Medical Ethicists on Fertility Treatment

The other day I mentioned the case of Adriana Iliescu who gave birth to a baby girl at the age of 66. One of my personal pet peeves are medical ethicists who condemn this, and none is worse than medical ethicist megastar Arthur Caplan.

Caplan condemned Iliescu giving birth saying,

“. . . [reproductive decisions] are too driven by the desires of couples and not enough by the interests of children.”

. . .

Caplan called it [Iliescu giving birth] “completely unethical and immoral,” noting that average life expectancy for Romanian women is 73 years.

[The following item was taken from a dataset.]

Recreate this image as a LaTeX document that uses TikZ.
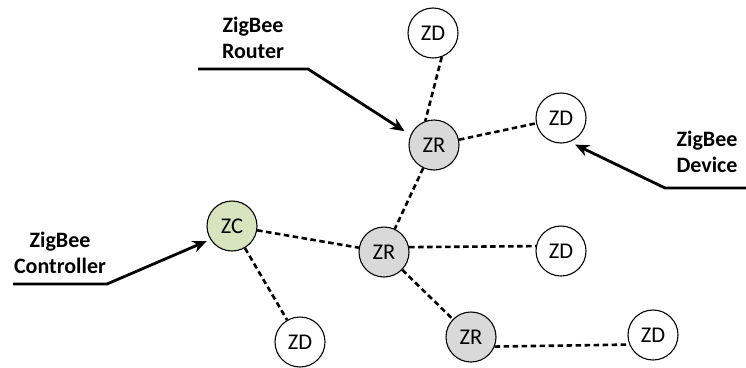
\documentclass[tikz,border=0pt]{standalone}
\usepackage{fontspec}
\setmainfont{Carlito}
\usepackage{xcolor}
\usepackage{tikz}
\usetikzlibrary{arrows.meta}
\definecolor{ink}{HTML}{000000}
\definecolor{rgray}{HTML}{D9D9D9}
\definecolor{cgreen}{HTML}{D7E4BD}
\tikzset{
  dev/.style={circle, draw=ink, line width=1.1pt, fill=white, minimum size=50pt, inner sep=0pt, font=\fontsize{22.5}{26}\selectfont},
  rtr/.style={dev, fill=rgray},
  ctl/.style={dev, fill=cgreen},
  link/.style={draw=ink, line width=2.6pt, dash pattern=on 5.5pt off 3.5pt},
  call/.style={draw=ink, line width=2.8pt, line join=miter, -{Stealth[length=14pt,width=12pt]}},
  lab/.style={align=center, font=\bfseries\fontsize{22}{26}\selectfont},
}
\begin{document}
\begin{tikzpicture}[x=1pt,y=-1pt]
  \useasboundingbox (0,0) rectangle (746,367);

  % network nodes
  \node[dev] (ZD1) at (433,33)  {ZD};
  \node[rtr] (ZR1) at (434,145) {ZR};
  \node[dev] (ZD2) at (561,118) {ZD};
  \node[ctl] (ZC)  at (232,226) {ZC};
  \node[rtr] (ZR2) at (384,252) {ZR};
  \node[dev] (ZD3) at (561,251) {ZD};
  \node[dev] (ZD4) at (300,342) {ZD};
  \node[rtr] (ZR3) at (471,337) {ZR};
  \node[dev] (ZD5) at (653,335) {ZD};

  % dashed links
  \draw[link] (ZD1.-70) -- (ZR1.110);
  \draw[link] (ZR1) -- (ZD2);
  \draw[link] (ZR1) -- (ZR2);
  \draw[link] (ZC) -- (ZR2);
  \draw[link] (ZC) -- (ZD4);
  \draw[link] (ZR2.11) -- (ZD3.169);
  \draw[link] (ZR2) -- (ZR3);
  \draw[link] (ZR3.-22) -- (ZD5.-158);

  % callouts
  \node[lab] (lrtr) at (253,38)  {ZigBee\\Router};
  \node[lab] (lctl) at (60,253)  {ZigBee\\Controller};
  \node[lab] (ldev) at (707,152) {ZigBee\\Device};
  \coordinate (r0) at (198,69);
  \coordinate (c0) at (13,284);
  \coordinate (d0) at (746,188);
  \draw[call, shorten >=7pt] (r0) -- (308,69) -- (ZR1.157);
  \draw[call, shorten >=4pt] (c0) -- (107,284) -- (ZC.212);
  \draw[call, shorten >=6pt] (d0) -- (665,188) -- (ZD2.-70);
\end{tikzpicture}
\end{document}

The fact she is single makes it worse because it raises the odds the child would have no one to care for her if the mother dies, he said.

Now the reason I can’t stand ethicists like Caplan is that they apply moral principles in dealing with medical issues that we would never tolerate in other areas.

As I mentioned in my previous post on this issue, the claim that reproductive decisions are driven by selfish interests of parents is silly — almost all children who are intentionally conceived are done for the selfish interests of parents. I doubt there are many women who sit down with counselors and go into detail about all the advantages and disadvantages of having children and decide whether or not it truly makes sense from a purely altruistic point of view. We have children in large measure to fulfill the overwhelming biological drive to do so and the emotional fulfillment that being a parent brings.

So why should we then complain that people seeking fertility treatment are just like the rest of us? Why should they be held to some ridiculous altruistic standard?

The complaint about Iliescu’s age and unmarried status also could broadly apply to large numbers of women who regularly have children (in fact in some countries providing fertility treatment to single women of any age is very controversial and in some areas banned).

There is nothing at all objectionable about Iliescu’s decision to have a child, even at 66. Caplan simply repackages a noxious disrespect for the reproductive rights of individuals and repackages it as “medical ethics.”

Source:

Study finds wide range of ethics at fertility clinics. Marilynn Marchione, Associated Press, January 25, 2005.